Life happens, and sometimes you sell before meeting the two-year rule. The IRS allows a partial exclusion if the sale is due to job relocation, health issues, or unforeseen circumstances.

Property Taxes and Home Sales

While property taxes are not directly tied to the sale, they play a role in closing costs:

  • Prorated Property Taxes: Sellers typically pay property taxes up to the closing date, while buyers cover the remainder of the year.
  • Deductibility: Property taxes may be deductible on your federal tax return, subject to the $10,000 SALT cap (state and local tax deduction limit).

Real Estate Transfer Taxes For How Home Sales are Taxed

Many states and local governments impose transfer taxes when property changes hands.

  • Definition: A transfer tax is a fee charged by the state, county, or city when the title of property is transferred.
  • Responsibility: In most cases, sellers pay this tax, though it can be negotiated.
  • Variation: Rates vary widely by location, so check your state’s rules before selling.

Special Considerations For How Home Sales Are Taxed

1. Home Improvements and Basis Adjustments

Major improvements (like adding a new roof or remodeling a kitchen) increase your home’s basis, reducing taxable gains. Keep receipts and records to maximize deductions.

2. Mortgage Debt Forgiveness

If part of your mortgage debt is canceled or forgiven during the sale, the IRS generally treats it as taxable income.
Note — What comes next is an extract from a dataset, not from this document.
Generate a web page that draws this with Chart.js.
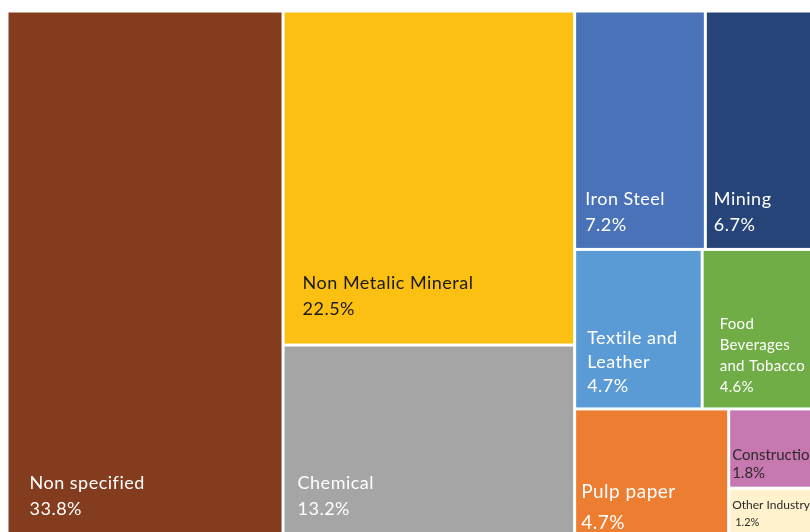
<!DOCTYPE html>
<html>
<head>
<meta charset="utf-8">
<title>Industry energy use by sector</title>
<script src="https://cdn.jsdelivr.net/npm/chart.js@4.4.1/dist/chart.umd.min.js"></script>
<style>
  html, body { margin: 0; padding: 0; background: #fff; overflow: hidden; }
  #wrap { position: absolute; left: 7px; top: 11px; width: 820px; height: 530px; }
</style>
</head>
<body>
<div id="wrap"><canvas id="treemapChart"></canvas></div>
<script>
// sector names (one entry per text line) and their share in percent
const sectors = [
  ["Non specified"],
  ["Non Metalic Mineral"],
  ["Chemical"],
  ["Iron Steel"],
  ["Mining"],
  ["Textile and", "Leather"],
  ["Food", "Beverages", "and Tobacco"],
  ["Pulp paper"],
  ["Construction"],
  ["Other Industry"]
];
const shares = [33.8, 22.5, 13.2, 7.2, 6.7, 4.7, 4.6, 4.7, 1.8, 1.2];

const tileColors = [
  "#843c1e", "#fcc012", "#a5a5a5", "#4a72b8", "#264478",
  "#5b9bd5", "#70ad47", "#ed7d31", "#c878b0", "#fff2cc"
];
const textColors = [
  "#ffffff", "#1a1a1a", "#ffffff", "#ffffff", "#ffffff",
  "#ffffff", "#ffffff", "#ffffff", "#2a2a2a", "#2a2a2a"
];

// font size, percent font size, line height, left offset, bottom padding, letter spacing
const labelStyles = [
  { size: 18, pct: 18, lh: 26, dx: 21, pad: 25, ls: 0.5 },
  { size: 18, pct: 18, lh: 26, dx: 18, pad: 29, ls: 0.5 },
  { size: 18, pct: 18, lh: 26, dx: 13, pad: 25, ls: 0.5 },
  { size: 18, pct: 18, lh: 26, dx: 9, pad: 17, ls: 0.5 },
  { size: 18, pct: 18, lh: 26, dx: 7, pad: 17, ls: 0.5 },
  { size: 18, pct: 18, lh: 24, dx: 11, pad: 15, ls: 0.5 },
  { size: 15, pct: 15, lh: 21, dx: 16, pad: 15, ls: 0.3 },
  { size: 19, pct: 19, lh: 31, dx: 5, pad: 11, ls: 0.5 },
  { size: 15, pct: 15, lh: 18, dx: 2, pad: 9, ls: 0 },
  { size: 12, pct: 11, lh: 17, dx: 2, pad: 14, ls: 0, pctDx: 3 }
];

const GAP = 3;

function worst(row, side) {
  let sum = 0, max = -Infinity, min = Infinity;
  row.forEach((r) => {
    sum += r.area;
    max = Math.max(max, r.area);
    min = Math.min(min, r.area);
  });
  const s2 = side * side;
  return Math.max((s2 * max) / (sum * sum), (sum * sum) / (s2 * min));
}

// squarified layout, keeps the input order
function squarify(values, x, y, w, h) {
  const total = values.reduce((a, b) => a + b, 0);
  const unit = (w * h) / total;
  let rest = values.map((v, i) => ({ i, area: v * unit }));
  const rects = [];
  while (rest.length) {
    const side = Math.min(w, h);
    const row = [rest[0]];
    let k = 1;
    while (k < rest.length && worst(row.concat(rest[k]), side) <= worst(row, side)) {
      row.push(rest[k]);
      k++;
    }
    rest = rest.slice(k);
    const sum = row.reduce((a, r) => a + r.area, 0);
    if (w >= h) {
      const cw = sum / h;
      let cy = y;
      row.forEach((r) => {
        const rh = r.area / cw;
        rects[r.i] = { x, y: cy, w: cw, h: rh };
        cy += rh;
      });
      x += cw;
      w -= cw;
    } else {
      const rh = sum / w;
      let cx = x;
      row.forEach((r) => {
        const rw = r.area / rh;
        rects[r.i] = { x: cx, y, w: rw, h: rh };
        cx += rw;
      });
      y += rh;
      h -= rh;
    }
  }
  return rects;
}

const treemapTiles = {
  id: "treemapTiles",
  afterDatasetsDraw(chart) {
    const { ctx, chartArea, scales } = chart;
    const aspect = (chartArea.right - chartArea.left) / (chartArea.bottom - chartArea.top);
    const rects = squarify(shares, 0, 0, aspect, 1);

    ctx.save();
    rects.forEach((r, i) => {
      const left = scales.x.getPixelForValue(r.x / aspect) + GAP / 2;
      const right = scales.x.getPixelForValue((r.x + r.w) / aspect) - GAP / 2;
      const top = scales.y.getPixelForValue(r.y) + GAP / 2;
      const bottom = scales.y.getPixelForValue(r.y + r.h) - GAP / 2;

      ctx.fillStyle = tileColors[i];
      ctx.fillRect(left, top, right - left, bottom - top);

      const st = labelStyles[i];
      const lines = sectors[i].concat([shares[i].toFixed(1) + "%"]);
      ctx.fillStyle = textColors[i];
      ctx.textBaseline = "alphabetic";
      ctx.textAlign = "left";
      ctx.letterSpacing = st.ls + "px";
      let baseline = bottom - st.pad - st.lh * (lines.length - 1);
      lines.forEach((line, j) => {
        const isPct = j === lines.length - 1;
        ctx.font = (isPct ? st.pct : st.size) + "px Lato";
        ctx.fillText(line, left + st.dx + (isPct && st.pctDx ? st.pctDx : 0), baseline);
        baseline += st.lh;
      });
    });
    ctx.restore();
  }
};

new Chart(document.getElementById("treemapChart"), {
  type: "scatter",
  data: { datasets: [{ data: [] }] },
  options: {
    responsive: true,
    maintainAspectRatio: false,
    animation: false,
    layout: { padding: 0 },
    plugins: { legend: { display: false }, tooltip: { enabled: false } },
    scales: {
      x: { type: "linear", min: 0, max: 1, display: false },
      y: { type: "linear", min: 0, max: 1, reverse: true, display: false }
    }
  },
  plugins: [treemapTiles]
});
</script>
</body>
</html>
However, exclusions apply for qualified principal residences.

3. Opportunity Zones

Investing capital gains into Qualified Opportunity Funds may allow deferral or exclusion of taxes, offering another strategy for sellers.

Tax Planning Strategies for Home Sellers

  • Time Your Sale: Ensure you meet the two-out-of-five-year rule to qualify for the full exclusion.
  • Track Improvements: Document all upgrades to increase your basis and reduce taxable gains.
  • Consider Filing Status: Married couples benefit from the higher $500,000 exclusion.
  • Consult a Tax Professional: Rules can be complex, and personalized advice ensures compliance while minimizing liability.

Key Takeaways

  • Capital gains tax is the primary tax on home sales.
  • Exclusions of $250,000/$500,000 apply if residency and ownership rules are met.
  • Property taxes are prorated at closing and may be deductible.
  • Transfer taxes vary by state and are usually paid by the seller.
  • Partial exclusions exist for job changes, health issues, or unforeseen events.

Conclusion

Selling a home can be financially rewarding, but understanding home sale taxes is essential to avoid surprises. By leveraging IRS exclusions, documenting improvements, and planning strategically, most homeowners can significantly reduce or even eliminate their tax liability. Whether you’re selling for profit, relocating, or downsizing, knowing how home sales are taxed ensures you keep more of your hard-earned equity.